Investors who wanted safety and certainty last year mostly shunned smaller-cap US stocks. As a result, many high-quality names are now on sale. With US growth likely to accelerate in 2015, we think these domestically oriented smaller-cap companies may turn out to be a real bargain.
In a recent post, we established that last year was a tough one for smaller-cap stocks. Global growth concerns caused many investors to seek safety in US Treasuries and less volatile large-cap stocks, which outperformed their smaller peers in 2014.
Those who maintained small-cap exposure gravitated to “safer” sectors such as utilities and real estate investment trusts—sectors where companies were likely to deliver more stable earnings and relatively high yields. At a time of high anxiety, that made sense. But it also left stocks from these sectors looking a bit rich. In fact, the spread between the Russell 2500 Value Utilities Index and the Russell 2500 Value Index itself has rarely been tighter (Display 1).
Cheaper and Better
Here’s the good news: plenty of smaller-cap stocks from sectors that investors avoided last year now look more attractive.
Even better, many of the most attractively valued stocks also score high on a number of quality metrics. That makes it possible for an investment manager to construct a portfolio of small- and mid-cap stocks that boast a return on equity superior to that of the Russell 2500 Value but also trade at a discount on a price-to-cash-flow basis.
In other words, quality is on sale.
US Growth Should Be a Tailwind
Of course, it’s true that many of the most attractively valued smaller-cap stocks are cyclical ones whose fortunes tend to rise and fall with the economy. That makes them more volatile and may explain why anxious investors haven’t rushed to embrace them.

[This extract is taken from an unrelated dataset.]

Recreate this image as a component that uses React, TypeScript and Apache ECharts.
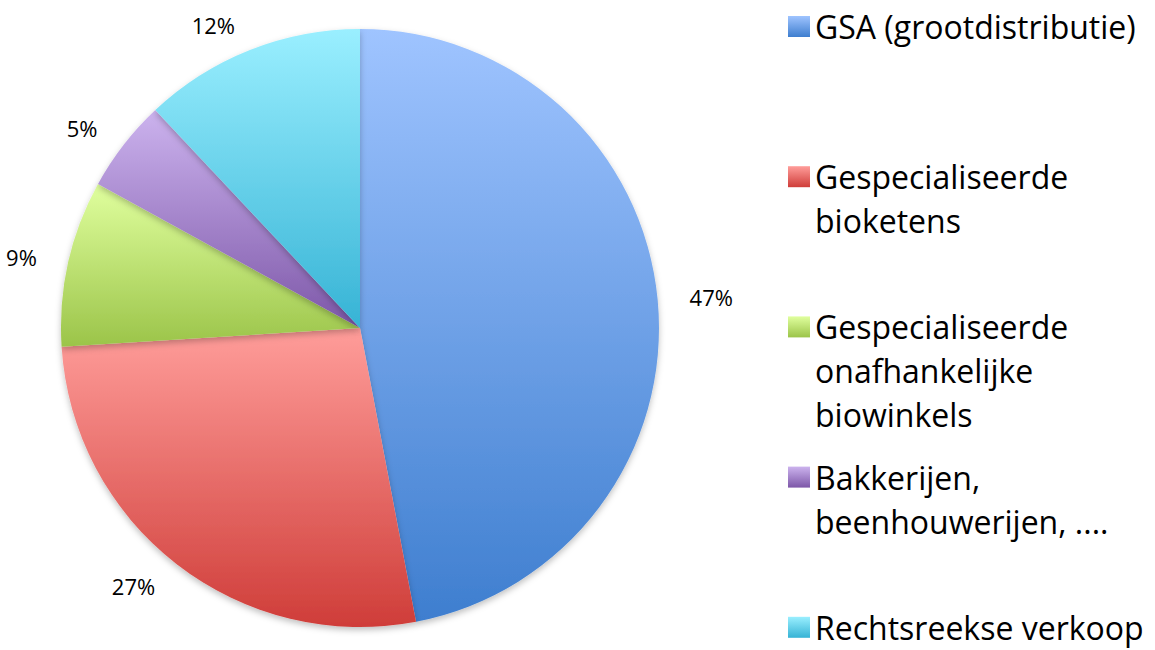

Right now, however, the backdrop favors smaller companies. Why? Because the US economy again looks poised to grow at a faster clip than many other developed economies. Likewise, smaller, domestic-oriented firms have opportunities to grow more quickly than their bigger, multinational peers because a larger percentage of their sales are US based.
Why Valuation Matters
Over the long run, a steady allocation to small- and mid-cap stocks has been a winning strategy. And active managers with the ability to dig more deeply into relative valuations and within the asset class and take a long-term view can add even more value. As Display 2 illustrates, stocks with attractive value characteristics have shown strong historical performance.
In our view, all this provides investors who may have reduced their small-cap exposure last year with the opportunity to reload by adding stocks that are cheaper and better. For bargain hunters, what’s not to love about that?